Since bringing their body of work under the banner of Hope is Noise in late 2004, the Cork four-piece have built a dedicated following, drawn equally to their ability to construct a winning pop tune with seemingly little effort, and their incendiary, hardcore tendencies; the result is a sound that in places resonates with a more considered take on Husker Du & Foo Fighters' knack for a tune, and burns with a rage comparable to Hot Snakes or At-the Drive In. It's a seemingly odd dichotomy, but over the course of two E.P.s and two critically-acclaimed full-lengths (Applaud Friends... and Under Friendly Fire, available for download from the band's Bandcamp), it's one that has formed the basis of something very special indeed, keeping fans and critics alike, across a wide cross-section of genres, hanging on.
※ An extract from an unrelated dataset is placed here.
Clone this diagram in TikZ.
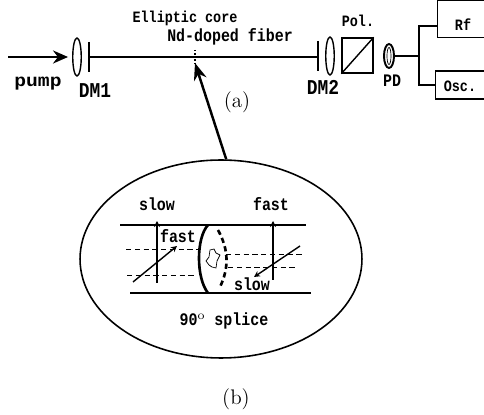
\documentclass[tikz,border=0pt]{standalone}
\usepackage{fontspec}
\setmonofont[FakeStretch=0.85]{Liberation Mono}
\newfontfamily\widefont[FakeStretch=1.12]{Liberation Mono}
\usepackage{tikz}
\usetikzlibrary{positioning, arrows.meta, shapes.geometric}
\tikzset{
    x=0.02cm, y=-0.02cm,
    lens/.style={draw, ellipse, thick, inner sep=0, minimum width=0.17cm, minimum height=0.76cm},
    box/.style={draw, thick, inner sep=0},
    mirror/.style={line width=1.1pt},
    fiber/.style={line width=1.1pt},
    guide/.style={densely dashed, thin},
    lbl/.style={font=\ttfamily\bfseries\small, inner sep=0},
    lblbig/.style={font=\ttfamily\bfseries\normalsize, inner sep=0},
    axis/.style={thick, -{Stealth[length=1.2mm, width=1.2mm]}},
    beam/.style={line width=1.4pt, -{Stealth[length=3mm, width=2.6mm]}},
    big beam/.style={line width=1.4pt, -{Stealth[length=3.4mm, width=2.6mm]}},
}
\begin{document}
\begin{tikzpicture}
    \useasboundingbox (0,0) rectangle (484,415);
    % top row
    \coordinate (pumpin) at (8,57);
    \node[lens] (dm1) at (77,57) {};
    \coordinate (m1top) at (89,42);
    \coordinate (m1bot) at (89,72);
    \coordinate (m1mid) at (89,57);
    \coordinate (m2top) at (318,41);
    \coordinate (m2bot) at (318,71);
    \coordinate (m2mid) at (318,57);
    \node[lens] (dm2) at (330,56) {};
    \node[box, minimum width=0.62cm, minimum height=0.70cm] (pol) at (357.5,55.5) {};
    \node[draw, ellipse, line width=1.1pt, inner sep=0, minimum width=0.2cm, minimum height=0.48cm] (pd) at (389,56) {};
    \node[draw, ellipse, thin, inner sep=0, minimum width=0.08cm, minimum height=0.34cm] (pdcore) at (389,56) {};
    \node[box, minimum width=0.94cm, minimum height=0.74cm] (rf) at (461,19) {};
    \node[box, minimum width=0.98cm, minimum height=0.56cm] (osc) at (460,85) {};
    \node[lbl] (rflbl) at (463,25) {Rf};
    \node[lbl] (osclbl) at (460,86) {Osc.};
    \coordinate (fork) at (419,56);
    \coordinate (rfin) at (437,26);
    \coordinate (splicetop) at (195,50);
    \coordinate (splicebot) at (195,63);
    \draw[beam, shorten >=0.08cm] (pumpin) -- (dm1);
    \draw[mirror] (m1top) -- (m1bot);
    \draw[mirror] (m2top) -- (m2bot);
    \draw[fiber] (m1mid) -- (m2mid);
    \draw[densely dotted, thick] (splicetop) -- (splicebot);
    \draw[thick] (pol.south west) -- (pol.north east);
    \draw[thick] (pd) -- (fork);
    \draw[thick] (fork) |- (rfin);
    \draw[thick] (fork) |- (osc);
    \node[lbl, font=\widefont\bfseries\normalsize] (pump) at (38,84) {pump};
    \node[lblbig, font=\ttfamily\bfseries\large] (dmone) at (95,91) {DM1};
    \node[lblbig, font=\ttfamily\bfseries\large] (dmtwo) at (323,87) {DM2};
    \node[lblbig] (pdlbl) at (392,81) {PD};
    \node[lbl] (pollbl) at (358,21) {Pol.};
    \node[lbl] (core) at (185,18) {Elliptic core};
    \node[lblbig] (doped) at (230,37) {Nd-doped fiber};
    \node[font=\large, inner sep=0] (a) at (237,102) {(a)};
    % inset
    \node[draw, ellipse, line width=0.9pt, minimum width=5.64cm, minimum height=3.96cm, inner sep=0] (inset) at (221,259) {};
    \draw[big beam] (inset.87) -- (splicebot);
    \coordinate (ltopa) at (120,225);
    \coordinate (ltopb) at (306,225);
    \coordinate (lbota) at (130,293);
    \coordinate (lbotb) at (311,293);
    \draw[thick] (ltopa) -- (ltopb);
    \draw[thick] (lbota) -- (lbotb);
    \draw[guide] (126,249) -- (198,249);
    \draw[guide] (127,275) -- (197,275);
    \draw[guide] (226,254) -- (303,254);
    \draw[guide] (228,267) -- (296,267);
    \coordinate (cuta) at (208,225);
    \coordinate (cutb) at (208,293);
    \draw[line width=1.5pt] (cuta) .. controls (196,238) and (196,278) .. (cutb);
    \draw[line width=1.5pt, densely dashed] (218,230) .. controls (229,250) and (229,268) .. (220,287);
    \draw[thin] (210,250) -- (214,249) -- (216,253) -- (220,255) -- (217,261) -- (216,268) -- (212,267) -- (209,265) -- (206,261) -- (209,257) -- cycle;
    \draw[axis] (157,283) -- (157,221);
    \draw[axis] (133,282) -- (177,246);
    \draw[axis] (273,280) -- (273,221);
    \draw[axis] (300,246) -- (254,277);
    \node[lblbig] (slowl) at (157,204) {slow};
    \node[lblbig] (fastl) at (178,236) {fast};
    \node[lblbig] (fastr) at (271,204) {fast};
    \node[lblbig] (slowr) at (252,284) {slow};
    \node[lblbig] (splice) at (224,321) {90$^{\mathrm{o}}$ splice};
    \node[font=\large, inner sep=0] (b) at (236,399) {(b)};
\end{tikzpicture}
\end{document}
It's brought them gigging all over Ireland, at European festivals, and on two tours of the West Coast of the U.S. It's seen their praises roared from the pages of Rock Sound (UK) and Hot Press among others. It's seen them fulfill life-long ambitions, being called to share stages with the likes of Jello Biafra and Mudhoney among others. It's seen them move from angry youngfellas to a bona fide pillar of Cork music, and one of the Irish underground's best-loved bands, sharing stages with contemporaries like Ten Past Seven, I'll Eat Your Face, and countless others.

This Used to be a Laugh is a step forward for Hope is Noise: though the immediacy and dedication to a pristine pop hook showcased in their previous albums remains, it's invested with a purposeful rawness and urgency that has always boiled underneath. It's a heady, obfuscating experience, one that adds another dimension to their already impressive arsenal of tunes. Broadsides like the distortion-laden Das Ich and strident single Sleeping Dogs are given to this new attitude, while even a seemingly innocuous pop song like Official Party Line is invested with an altogether darker, more relevant undercurrent. And while Hope is Noise trademarks litter tunes like All Love and Nothing and Spitz Du, an exploratory spirit permeates Altitude Sickness, the band's first instrumental, a pensive number, its building tension heightened by ticking electronics.

This is the restless sound of a band with a new-found sense of purpose, unwilling to settle and be pigeonholed. A band born of long-standing friendship, whose disparate elements are brought together by a passion for creation and performance regardless of broader trends and fads. This is Hope is Noise.